Given information ▸
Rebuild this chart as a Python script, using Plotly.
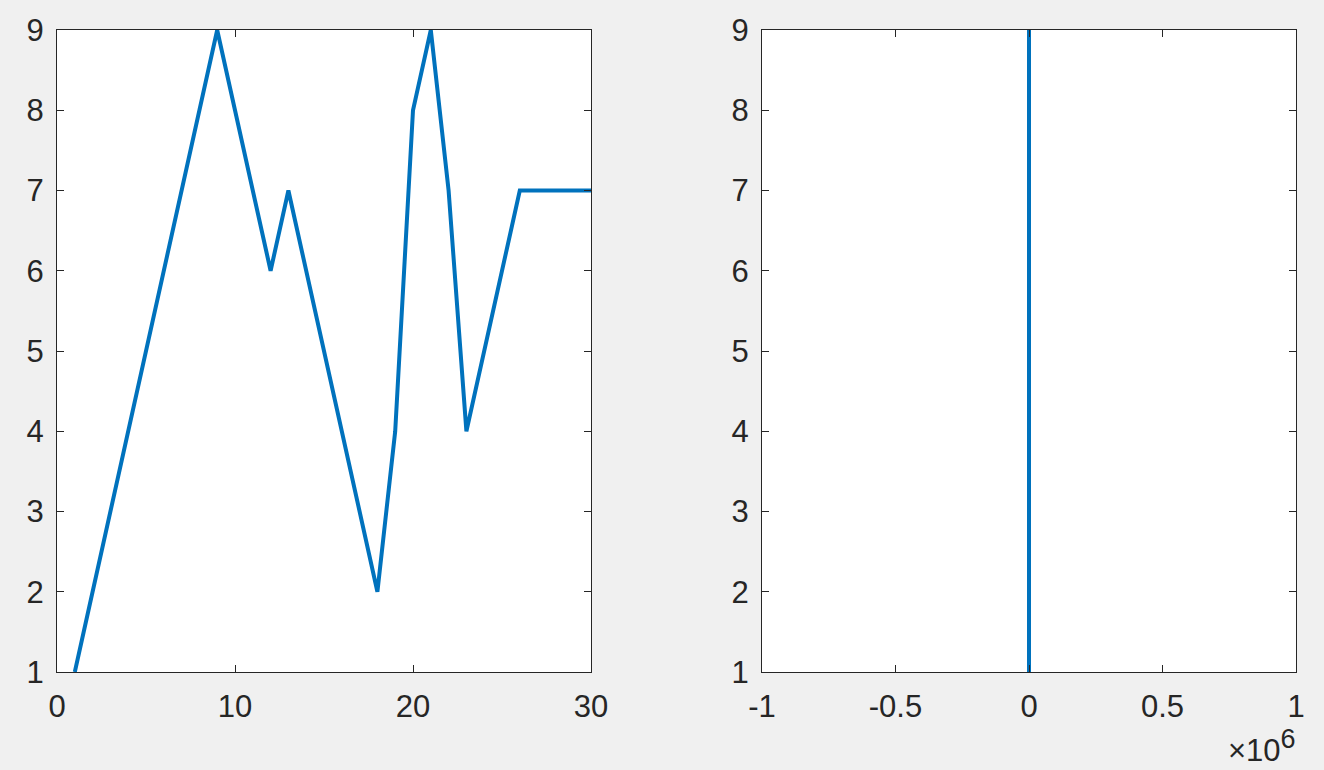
import plotly.graph_objects as go

x_left = list(range(1, 31))
y_left = [1, 2, 3, 4, 5, 6, 7, 8, 9, 8, 7, 6, 7, 6, 5, 4, 3, 2, 4, 8, 9, 7, 4, 5, 6, 7, 7, 7, 7, 7]

x_right = [0, 0, 0, 0, 0, 0, 0, 0, 0]
y_right = [1, 2, 3, 4, 5, 6, 7, 8, 9]

left_xticks = [0, 10, 20, 30]
right_xticks = [-1e6, -0.5e6, 0, 0.5e6, 1e6]
right_xticklabels = ["-1", "-0.5", "0", "0.5", "1"]
yticks = [1, 2, 3, 4, 5, 6, 7, 8, 9]

W, H = 1324, 770
fig = go.Figure()
line_color = "#0072BD"
fig.add_trace(go.Scatter(x=x_left, y=y_left, mode="lines",
                         line=dict(color=line_color, width=4), xaxis="x", yaxis="y"))
fig.add_trace(go.Scatter(x=x_right, y=y_right, mode="lines",
                         line=dict(color=line_color, width=4), xaxis="x2", yaxis="y2"))

axcol = "#262626"
font = dict(family="Liberation Sans, Arial, sans-serif", size=31, color=axcol)
common = dict(showgrid=False, zeroline=False, showline=True, linecolor=axcol, linewidth=1,
              mirror="ticks", ticks="inside", ticklen=7, tickcolor=axcol, tickwidth=1,
              tickfont=font, automargin=False)

def dx(px):
    return px / W

def dy(px):
    return 1 - px / H

fig.update_layout(
    width=W, height=H,
    paper_bgcolor="#f0f0f0", plot_bgcolor="white",
    showlegend=False,
    margin=dict(l=0, r=0, t=0, b=0, autoexpand=False),
    xaxis=dict(domain=[dx(57), dx(591)], range=[0, 30], tickvals=left_xticks, anchor="y",
               ticklabelstandoff=7, **common),
    yaxis=dict(domain=[dy(672), dy(30)], range=[1, 9], tickvals=yticks, anchor="x",
               ticklabelstandoff=6, **common),
    xaxis2=dict(domain=[dx(762), dx(1296)], range=[-1e6, 1e6], tickvals=right_xticks,
                ticktext=right_xticklabels, anchor="y2", ticklabelstandoff=7, **common),
    yaxis2=dict(domain=[dy(672), dy(30)], range=[1, 9], tickvals=yticks, anchor="x2",
                ticklabelstandoff=6, **common),
    annotations=[dict(text="×10<sup><span style='font-size:27px'>6</span></sup>",
                      xref="paper", yref="paper",
                      x=dx(1298), y=dy(770), xanchor="right", yanchor="bottom",
                      showarrow=False, font=dict(family=font["family"], size=31, color=axcol))],
)

fig.write_html("out.html", config={"displayModeBar": False},
               post_script="document.body.style.margin='0';document.body.style.overflow='hidden';")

Task goal ▸
Pictures excluded, repeat exactly the lines from the top of the material through the line with "7, 7, 7, 7, 7]", including both of those lines.

Expected answer ▸
Rebuild this chart as a Python script, using Plotly.
import plotly.graph_objects as go

x_left = list(range(1, 31))
y_left = [1, 2, 3, 4, 5, 6, 7, 8, 9, 8, 7, 6, 7, 6, 5, 4, 3, 2, 4, 8, 9, 7, 4, 5, 6, 7, 7, 7, 7, 7]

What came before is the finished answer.